What this task involves | Every line below that includes "matplotlib" counts toward the total. Report that total alone.

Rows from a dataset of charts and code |

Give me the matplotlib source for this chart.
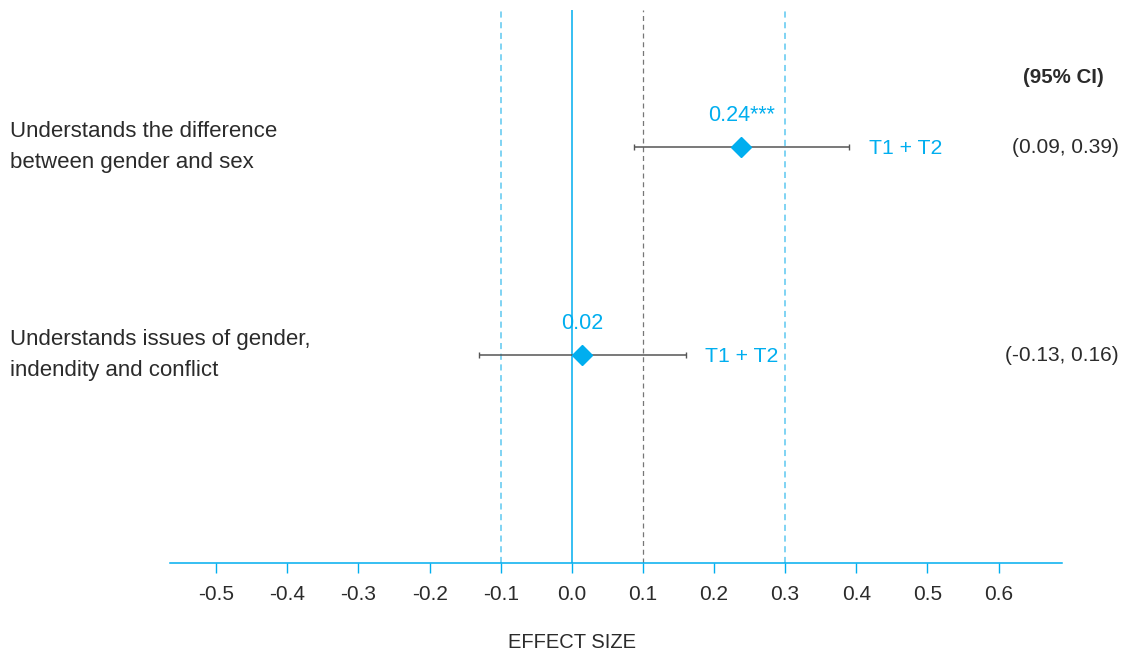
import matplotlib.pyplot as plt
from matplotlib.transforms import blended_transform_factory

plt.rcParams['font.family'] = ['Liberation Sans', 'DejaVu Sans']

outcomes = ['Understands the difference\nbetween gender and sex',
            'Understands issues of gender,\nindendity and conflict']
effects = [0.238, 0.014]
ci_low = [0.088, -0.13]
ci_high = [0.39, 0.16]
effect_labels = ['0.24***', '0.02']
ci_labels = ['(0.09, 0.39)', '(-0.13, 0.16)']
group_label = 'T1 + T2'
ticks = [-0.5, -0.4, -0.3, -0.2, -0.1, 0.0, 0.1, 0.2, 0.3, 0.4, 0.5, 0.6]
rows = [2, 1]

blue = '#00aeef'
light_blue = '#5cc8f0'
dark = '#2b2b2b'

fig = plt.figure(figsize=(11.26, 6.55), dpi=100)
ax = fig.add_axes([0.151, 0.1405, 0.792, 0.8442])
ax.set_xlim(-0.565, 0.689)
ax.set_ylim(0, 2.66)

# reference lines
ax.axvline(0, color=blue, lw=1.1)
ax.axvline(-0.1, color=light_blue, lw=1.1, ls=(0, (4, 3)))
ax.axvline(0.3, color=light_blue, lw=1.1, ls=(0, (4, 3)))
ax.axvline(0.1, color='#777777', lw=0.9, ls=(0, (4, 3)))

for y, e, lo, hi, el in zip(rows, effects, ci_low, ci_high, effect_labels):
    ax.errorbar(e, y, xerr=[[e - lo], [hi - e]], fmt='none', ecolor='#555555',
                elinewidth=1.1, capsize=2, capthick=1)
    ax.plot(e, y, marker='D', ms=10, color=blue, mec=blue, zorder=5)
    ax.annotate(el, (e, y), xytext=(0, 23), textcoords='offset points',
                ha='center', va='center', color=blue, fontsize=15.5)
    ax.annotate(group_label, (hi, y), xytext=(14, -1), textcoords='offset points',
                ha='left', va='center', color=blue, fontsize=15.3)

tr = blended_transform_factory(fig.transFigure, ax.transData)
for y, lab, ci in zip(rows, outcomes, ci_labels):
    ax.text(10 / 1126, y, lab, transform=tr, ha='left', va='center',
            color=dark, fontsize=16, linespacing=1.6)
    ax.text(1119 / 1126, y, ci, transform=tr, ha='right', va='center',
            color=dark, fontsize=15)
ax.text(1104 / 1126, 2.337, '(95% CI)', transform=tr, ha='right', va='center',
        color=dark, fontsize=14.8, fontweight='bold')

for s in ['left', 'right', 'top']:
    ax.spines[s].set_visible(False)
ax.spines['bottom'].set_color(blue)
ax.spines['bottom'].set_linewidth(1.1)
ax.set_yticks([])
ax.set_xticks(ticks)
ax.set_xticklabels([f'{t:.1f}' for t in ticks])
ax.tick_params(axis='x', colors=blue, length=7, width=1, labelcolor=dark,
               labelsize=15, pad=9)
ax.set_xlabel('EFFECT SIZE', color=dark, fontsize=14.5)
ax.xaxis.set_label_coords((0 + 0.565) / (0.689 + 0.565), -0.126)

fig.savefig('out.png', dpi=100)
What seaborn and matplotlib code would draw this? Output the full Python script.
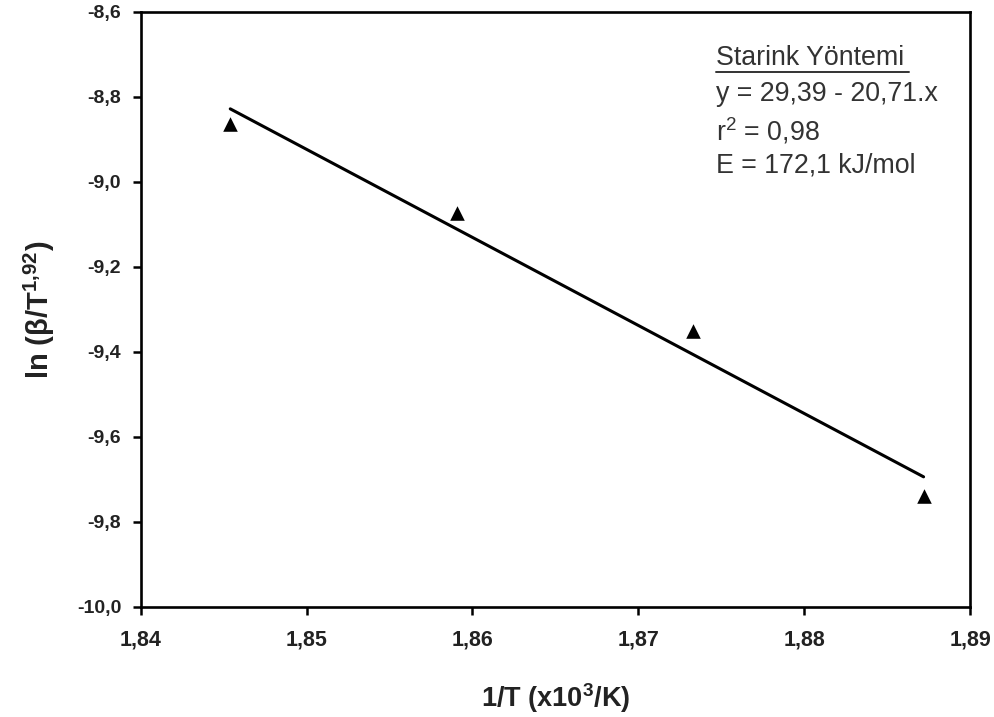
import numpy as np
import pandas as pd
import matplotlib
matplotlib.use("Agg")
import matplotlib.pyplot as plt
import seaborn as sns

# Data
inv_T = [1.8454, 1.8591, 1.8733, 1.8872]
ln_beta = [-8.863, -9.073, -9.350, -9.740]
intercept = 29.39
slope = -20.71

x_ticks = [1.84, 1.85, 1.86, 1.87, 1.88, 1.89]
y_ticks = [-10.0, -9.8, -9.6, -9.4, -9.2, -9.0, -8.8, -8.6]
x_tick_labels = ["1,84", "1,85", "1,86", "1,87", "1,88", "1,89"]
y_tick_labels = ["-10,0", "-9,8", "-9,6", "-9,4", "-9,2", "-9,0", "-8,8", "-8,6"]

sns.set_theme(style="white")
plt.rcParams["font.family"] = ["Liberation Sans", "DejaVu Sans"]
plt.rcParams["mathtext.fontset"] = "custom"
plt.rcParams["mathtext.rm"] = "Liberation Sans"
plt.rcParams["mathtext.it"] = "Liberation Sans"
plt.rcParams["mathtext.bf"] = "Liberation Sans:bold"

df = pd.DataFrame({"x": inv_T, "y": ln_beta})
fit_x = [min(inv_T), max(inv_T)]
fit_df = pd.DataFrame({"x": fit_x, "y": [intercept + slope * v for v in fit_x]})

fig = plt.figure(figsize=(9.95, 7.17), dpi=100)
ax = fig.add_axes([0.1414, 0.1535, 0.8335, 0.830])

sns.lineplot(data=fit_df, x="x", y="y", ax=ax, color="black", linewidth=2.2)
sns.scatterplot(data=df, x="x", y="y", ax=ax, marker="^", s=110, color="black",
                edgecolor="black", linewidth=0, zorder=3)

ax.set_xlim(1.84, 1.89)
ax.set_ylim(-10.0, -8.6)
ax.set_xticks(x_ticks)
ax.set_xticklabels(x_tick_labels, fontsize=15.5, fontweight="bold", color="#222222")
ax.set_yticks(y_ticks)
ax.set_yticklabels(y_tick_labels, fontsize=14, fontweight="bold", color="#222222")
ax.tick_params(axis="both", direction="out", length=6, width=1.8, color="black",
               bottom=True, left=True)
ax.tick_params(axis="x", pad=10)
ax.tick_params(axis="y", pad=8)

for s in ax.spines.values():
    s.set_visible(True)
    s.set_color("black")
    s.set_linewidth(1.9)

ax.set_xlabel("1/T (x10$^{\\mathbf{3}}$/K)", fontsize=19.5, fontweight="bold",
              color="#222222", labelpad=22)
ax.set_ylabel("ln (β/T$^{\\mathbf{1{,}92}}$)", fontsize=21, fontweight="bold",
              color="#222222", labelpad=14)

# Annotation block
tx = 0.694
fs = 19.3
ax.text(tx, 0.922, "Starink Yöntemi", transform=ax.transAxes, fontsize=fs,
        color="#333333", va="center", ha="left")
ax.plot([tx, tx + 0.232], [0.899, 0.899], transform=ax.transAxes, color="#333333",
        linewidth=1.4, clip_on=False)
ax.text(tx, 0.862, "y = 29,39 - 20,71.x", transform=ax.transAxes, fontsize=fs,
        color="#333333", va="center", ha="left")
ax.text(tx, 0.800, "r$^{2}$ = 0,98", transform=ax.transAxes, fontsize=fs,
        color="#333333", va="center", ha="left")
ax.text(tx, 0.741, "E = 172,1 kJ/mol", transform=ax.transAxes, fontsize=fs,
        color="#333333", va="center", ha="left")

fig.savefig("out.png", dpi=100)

The solution | 7